I want to ask how to keep the suitable beta distribution parameters in the HMM model in Turing.jl . The details as follow:

I am trying to implement Bayesian Learner Model of Tim Behrens. It’s a model like this: Where r is a beta distribution followed by this formula:

\mathrm{p}\left(\mathrm{r}_{\mathrm{i}+1} \mid \mathrm{r}_{\mathrm{i}}, \mathrm{v}\right) \sim \beta\left(\mathrm{r}_{\mathrm{i}}, \mathrm{V}\right)

I used Turing.jl to implement this model like this:

using Turing
y = [0,1,1,0]

@model function bayesianLearner(y)
# The number of observations.
N = length(y)
v = Vector(undef, N)
r = Vector(undef, N)

k ~ Normal()
v ~ Normal(0.05, exp(k))
r ~ Beta(1,1)
y ~ Bernoulli(r)

for i in 2:N
v[i] ~ Normal(v[i-1], exp(k))
tmp1 = r[i-1]
tmp2 = exp(v[i-1])
r[i] ~ Beta(-1 * ((-tmp1 + 2*tmp1*tmp2)/(tmp1 - tmp2)),
((-1 + tmp1) * (-1 + 2*tmp2))/(tmp1 - tmp2))

y[i] ~ Bernoulli(r[i])
end
end

chain = sample(bayesianLearner(y), SMC(), 1000)


Unfortunately, I always meet this error:

ArgumentError: Beta: the condition α > zero(α) && β > zero(β) is not satisfied.

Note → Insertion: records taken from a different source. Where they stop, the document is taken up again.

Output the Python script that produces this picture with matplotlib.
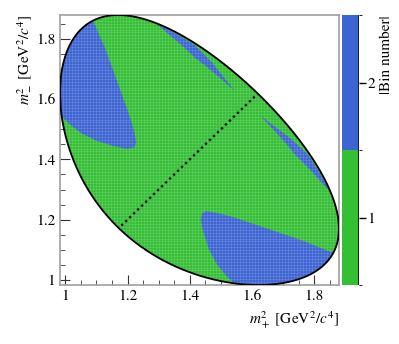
import numpy as np
import matplotlib.pyplot as plt
from matplotlib.path import Path
from matplotlib.patches import PathPatch, Polygon
from matplotlib.colors import ListedColormap, BoundaryNorm
from matplotlib.cm import ScalarMappable

plt.rcParams['font.family'] = ['STIXGeneral', 'DejaVu Serif']
plt.rcParams['mathtext.fontset'] = 'stix'

# masses (GeV/c^2) for D0 -> KS K+ K-
m_d = 1.86484
m_ks = 0.497611
m_k = 0.493677

# bin 2 regions above the diagonal (m2+, m2-)
bin2_corner = [(1.080, 1.900), (1.091, 1.857), (1.128, 1.769), (1.171, 1.647),
               (1.209, 1.537), (1.222, 1.490), (1.228, 1.455), (1.222, 1.440),
               (1.200, 1.435), (1.160, 1.443), (1.100, 1.462), (1.050, 1.488),
               (1.010, 1.520), (0.975, 1.557), (0.950, 1.560), (0.950, 1.900)]
bin2_sliver = [(1.283, 1.860), (1.360, 1.815), (1.415, 1.781), (1.470, 1.724),
               (1.515, 1.666), (1.546, 1.627), (1.490, 1.677), (1.450, 1.712),
               (1.420, 1.735), (1.370, 1.783), (1.330, 1.818)]
diag_ends = [1.180, 1.616]

bin_values = [1, 2]
bin_colors = ['#34bf34', '#3c64d2']


def dalitz_boundary(n=400):
    lo = (m_ks + m_k) ** 2
    hi = (m_d - m_k) ** 2
    s = np.linspace(lo, hi, n)
    m12 = np.sqrt(s)
    e1 = (s + m_ks**2 - m_k**2) / (2 * m12)
    e3 = (m_d**2 - s - m_k**2) / (2 * m12)
    p1 = np.sqrt(np.clip(e1**2 - m_ks**2, 0, None))
    p3 = np.sqrt(np.clip(e3**2 - m_k**2, 0, None))
    smin = (e1 + e3) ** 2 - (p1 + p3) ** 2
    smax = (e1 + e3) ** 2 - (p1 - p3) ** 2
    x = np.concatenate([s, s[::-1]])
    y = np.concatenate([smax, smin[::-1]])
    return x, y, lo, hi


bx, by, lo, hi = dalitz_boundary()

fig = plt.figure(figsize=(3.99, 3.44), dpi=100)
ax = fig.add_axes([60 / 399, 1 - 285 / 344, 279 / 399, 270 / 344])

region = PathPatch(Path(np.column_stack([bx, by]), closed=True),
                   facecolor=bin_colors[0], edgecolor='none', zorder=1)
ax.add_patch(region)

for poly in [bin2_corner, bin2_sliver]:
    pts = np.array(poly)
    for p in [pts, pts[:, ::-1]]:
        patch = Polygon(p, closed=True, facecolor=bin_colors[1],
                        edgecolor='none', zorder=2)
        ax.add_patch(patch)
        patch.set_clip_path(region)

# faint histogram cell grid
cell = (hi - lo) / 93
for g in np.arange(lo, hi, cell):
    for ln in [ax.axvline(g, color='white', lw=0.8, alpha=0.12, zorder=2.5),
               ax.axhline(g, color='white', lw=0.8, alpha=0.12, zorder=2.5)]:
        ln.set_clip_path(region)

ax.plot(np.append(bx, bx[0]), np.append(by, by[0]), color='black', lw=1.3, zorder=4)
ax.plot(diag_ends, diag_ends, color='black', lw=1.6, ls=(0, (1, 1.5)), zorder=3)

ax.set_xlim(lo, hi)
ax.set_ylim(lo, hi)
ticks = [1, 1.2, 1.4, 1.6, 1.8]
ax.set_xticks(ticks)
ax.set_yticks(ticks)
ax.set_xticklabels(['1', '1.2', '1.4', '1.6', '1.8'])
ax.set_yticklabels(['1', '1.2', '1.4', '1.6', '1.8'])
ax.set_xticks(np.arange(1.0, 1.88, 0.05), minor=True)
ax.set_yticks(np.arange(1.0, 1.88, 0.05), minor=True)
ax.tick_params(which='both', direction='in', labelsize=11, color='#333333')
ax.tick_params(which='major', length=7)
ax.tick_params(which='minor', length=3.5)
for sp in ax.spines.values():
    sp.set_color('#a0a0a0')
    sp.set_linewidth(1.2)

ax.set_xlabel(r'$m^2_+$ [GeV$^2$/$c^4$]', fontsize=11, loc='right', labelpad=4)
ax.set_ylabel(r'$m^2_-$ [GeV$^2$/$c^4$]', fontsize=11, loc='top', labelpad=2)

cax = fig.add_axes([342 / 399, 1 - 285 / 344, 17 / 399, 270 / 344])
cmap = ListedColormap(bin_colors)
norm = BoundaryNorm([0.5, 1.5, 2.5], cmap.N)
cb = fig.colorbar(ScalarMappable(norm=norm, cmap=cmap), cax=cax, ticks=bin_values)
cb.outline.set_visible(False)
cax.axvline(1, color='#222222', lw=1.5)
cax.tick_params(labelsize=11, length=5, width=1, pad=1)
cb.set_label('|Bin number|', fontsize=11, loc='top', labelpad=3)

fig.savefig('out.png', dpi=100)
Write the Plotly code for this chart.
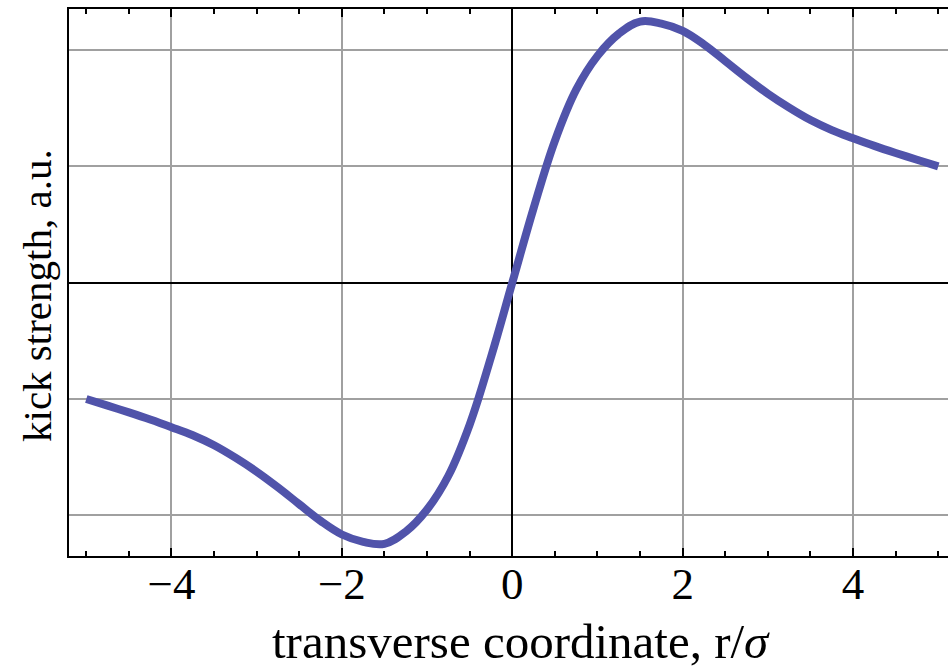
import plotly.graph_objects as go

# Data (curve centre line, every 0.25 in r/sigma)
r_sigma = [-5.0, -4.75, -4.5, -4.25, -4.0, -3.75, -3.5, -3.25, -3.0, -2.75, -2.5,
           -2.25, -2.0, -1.75, -1.5, -1.25, -1.0, -0.75, -0.5, -0.25, 0.0,
           0.25, 0.5, 0.75, 1.0, 1.25, 1.5, 1.75, 2.0, 2.25, 2.5,
           2.75, 3.0, 3.25, 3.5, 3.75, 4.0, 4.25, 4.5, 4.75, 5.0]
kick = [-1.0, -1.057, -1.115, -1.176, -1.242, -1.312, -1.398, -1.505, -1.625, -1.76, -1.905,
        -2.048, -2.165, -2.228, -2.245, -2.14, -1.95, -1.66, -1.22, -0.64, 0.0,
        0.64, 1.22, 1.66, 1.95, 2.14, 2.245, 2.228, 2.165, 2.048, 1.905,
        1.76, 1.625, 1.505, 1.398, 1.312, 1.242, 1.176, 1.115, 1.057, 1.0]

x_tickvals = [-4, -2, 0, 2, 4]
x_ticktext = ["\u22124", "\u22122", "0", "2", "4"]
y_gridvals = [-2, -1, 0, 1, 2]

FONT = "Liberation Serif"

fig = go.Figure()
fig.add_trace(go.Scatter(x=r_sigma, y=kick, mode="lines",
                         line=dict(color="#5053AA", width=8, shape="spline", smoothing=1.1),
                         hoverinfo="skip", showlegend=False))

fig.update_layout(
    width=948, height=671,
    margin=dict(l=69, r=0, t=9, b=115),
    paper_bgcolor="white", plot_bgcolor="white",
    font=dict(family=FONT, color="black"),
    xaxis=dict(range=[-5.203, 5.114], tickvals=x_tickvals, ticktext=x_ticktext,
               ticks="inside", ticklen=8, tickwidth=1.5, tickcolor="black",
               showline=True, linecolor="black", linewidth=2, mirror="ticks",
               showgrid=True, gridcolor="#a0a0a0", gridwidth=1.5,
               zeroline=True, zerolinecolor="black", zerolinewidth=1.5,
               tickfont=dict(family=FONT, size=45, color="black"),
               ticklabelstandoff=-13,
               minor=dict(dtick=0.5, tick0=0, ticks="inside", ticklen=5,
                          tickwidth=1.5, tickcolor="black", showgrid=False)),
    yaxis=dict(range=[-2.350, 2.353], tickvals=y_gridvals, showticklabels=False,
               ticks="", showline=True, linecolor="black", linewidth=2, mirror=False,
               showgrid=True, gridcolor="#a0a0a0", gridwidth=1.5,
               zeroline=True, zerolinecolor="black", zerolinewidth=1.5),
    annotations=[
        dict(text="transverse coordinate, r/<i>\u03c3</i>", xref="paper", yref="paper",
             x=(521 - 69) / 879, y=-(670 - 556) / 547, xanchor="center", yanchor="bottom",
             borderpad=0,
             showarrow=False, font=dict(family=FONT, size=49, color="black")),
        dict(text="kick strength, a.u.", xref="paper", yref="paper",
             x=-(69 - 37) / 879, y=(556 - 296) / 547, xanchor="center", yanchor="middle",
             textangle=-90, showarrow=False, font=dict(family=FONT, size=41, color="black")),
    ],
)

fig.write_html("out.html")
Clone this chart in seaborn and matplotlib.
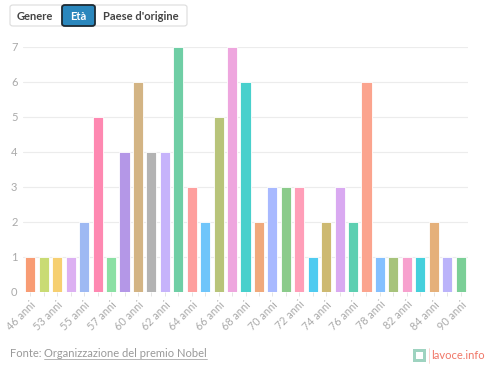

I have used PyMC3 to implement this model. In PyMC3, I can give a testval as the init value of the sampler to solve this question. But I don’t know how to solve this issue in Turing.jl without the same solution.

2 Likes

I have no idea how about the calculation you are using for the \alpha and \beta parameters in the beta distribution, as I did not see it in the paper you linked, but I suggest changing the algorithm you use in your sampler. Rather than SMC(), try NUTS(). I would also suggest ensuring that your Vectors are type stable. The following code worked for me, and seems to align with equations 1 and 2:

using Turing
y = [0,1,1,0]

@model function bayesianLearner(y, ::Type{T} = Float64) where {T}
# The number of observations.
N = length(y)
v = Vector{T}(undef, N)
r = Vector{T}(undef, N)

k ~ Normal()
v ~ Normal(0.05, exp(k))
r ~ Beta(1,1)
y ~ Bernoulli(r)

for i in 2:N
v[i] ~ Normal(v[i-1], exp(k))
tmp1 = r[i-1]
tmp2 = exp(v[i-1])
r[i] ~ Beta(tmp1, tmp2)

y[i] ~ Bernoulli(r[i])
end
end

chain = sample(bayesianLearner(y), NUTS(), 1000)



I hope that helps.

1 Like

Hi Stephen, Thanks for your help!

I think Behrens uses the \mu parameter in the beta distribution rather than the \alpha and \beta because the mu can represent the coin flip probability. \alpha and \beta are the shape parameters, so they cannot describe the probability information. In my opinion, it is crucial.